The Bank rate is the base rate used by the banks to lend to customers. The most blue chip customers of the bank will get loans at a small spread over bank rate while the riskier customers will get loans at much bigger spreads over the bank rate. The repo rate is the rate that is announced in every MPC meet, that takes place 6 times in a year. The reverse repo rate and the bank rate are just linked rates. Now, the RBI does not use the reverse repo rate any longer. It has shifted to Standing Deposit Facility (SDF) since April 2022.

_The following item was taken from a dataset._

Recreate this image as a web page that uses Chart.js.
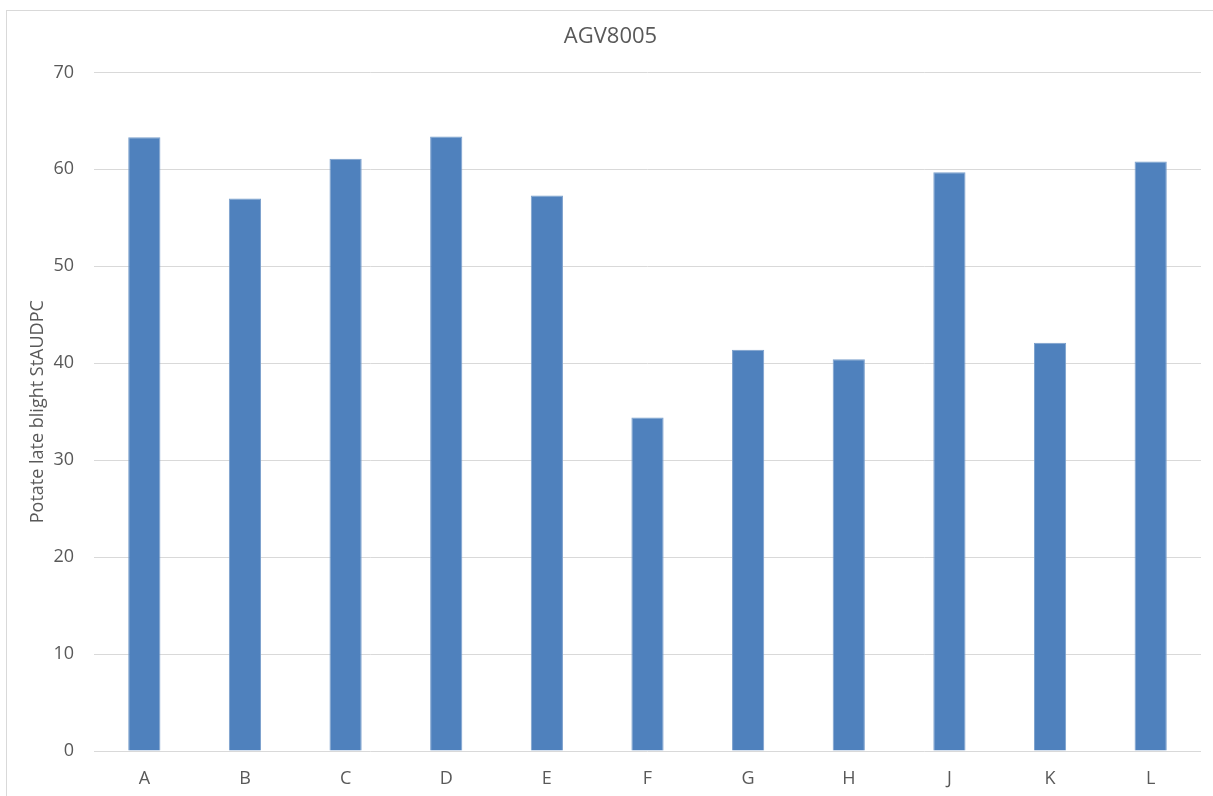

RBI Repo Rate movement History
RBI moves the repo rate based on how it wants to move interest rates and liquidity in the market. For instance, if RBI wants to control inflation, it will raise the repo rates so as to tighten liquidity and control inflation. On the other hand, the RBI will reduce repo rates when it has to boost GDP growth in the Indian economy. RBI cut rates aggressively after the global financial crisis in 2008, then again it started cutting rates in 2015 and post COVID, the RBI has once again cut rates. Here is quick repo rate history of the RBI since 2008.
a) Repo rates had peaked at 9.00% in July 2008. When the Lehman crisis struck in October 2008, there were a series of repo rate cuts. The rate cuts were so sharp that by April 2009, the repo rates had bottomed at 4.75%.
b) Since 2010, the RBI again embarked on a rate hike spree and hiked the rates all the way from 4.75% to 8.00% in January 2014. Starting January 2015, the RBI cut repo rates from 8%, all the way to 6.00% in February 2018.
c) In 2018, there was a brief spike in repo rates by 50 bps to contain inflation. However, with growth pangs in 2019, the RBI once again embarked on rate cuts. It started cutting rates in February 2019 from 6.25%, but had to quickly quicken the pace of rate cuts in early 2020 due to the COVID pandemic, taking rates all the way down to 4% by May 2020.
d) The latest round of rate hikes started in May 2022, and since then RBI has already hiked rates by 190 bps from 4.00% to 5.90%, which is where it stands today.
While inflation and growth considerations have been the two biggest drivers of repo rate movements, global action also plays an important part.
Impact of Repo Rate Hike on Various Aspects
Here is how the repo rate hike or cut impact the various aspects of the economy.
- Repo rate hikes makes liquidity tighter in the economy and does a good job of reducing inflation. That has been the logic for the latest run of rate hikes globally.
- A spike in repo rates pushes up the cost of borrowing for the government and that is especially a worry for India, where the fiscal deficit is above 6% of GDP.
- Similarly, higher repo rates also has an impact on the cost of funds for corporates. Most corporates find it more expensive to borrow in the market. Lower rate borrowers have to pay a much higher premium to be able to roll over their loans.
- Rate hikes impacts flows. When rates are hiked, the bond yields become more attractive so global bonds flock to bonds of the economy where rates are going up. Normally, global rate hikes leads to risk off buying, where investors prefer safety of developed markets over the emerging markets.
- Finally, the repo rates also impact equity valuations. A hike in repo rates will hike the weighted average cost of funds of corporates and that means their future cash flows will be discounted at a higher discount rate. This negatively impacts valuations.
Conclusion>
Generally, rate hikes by RBI are seen as a monetary tightening policy while rate cuts by the RBI are seen as a move to encourage GDP growth.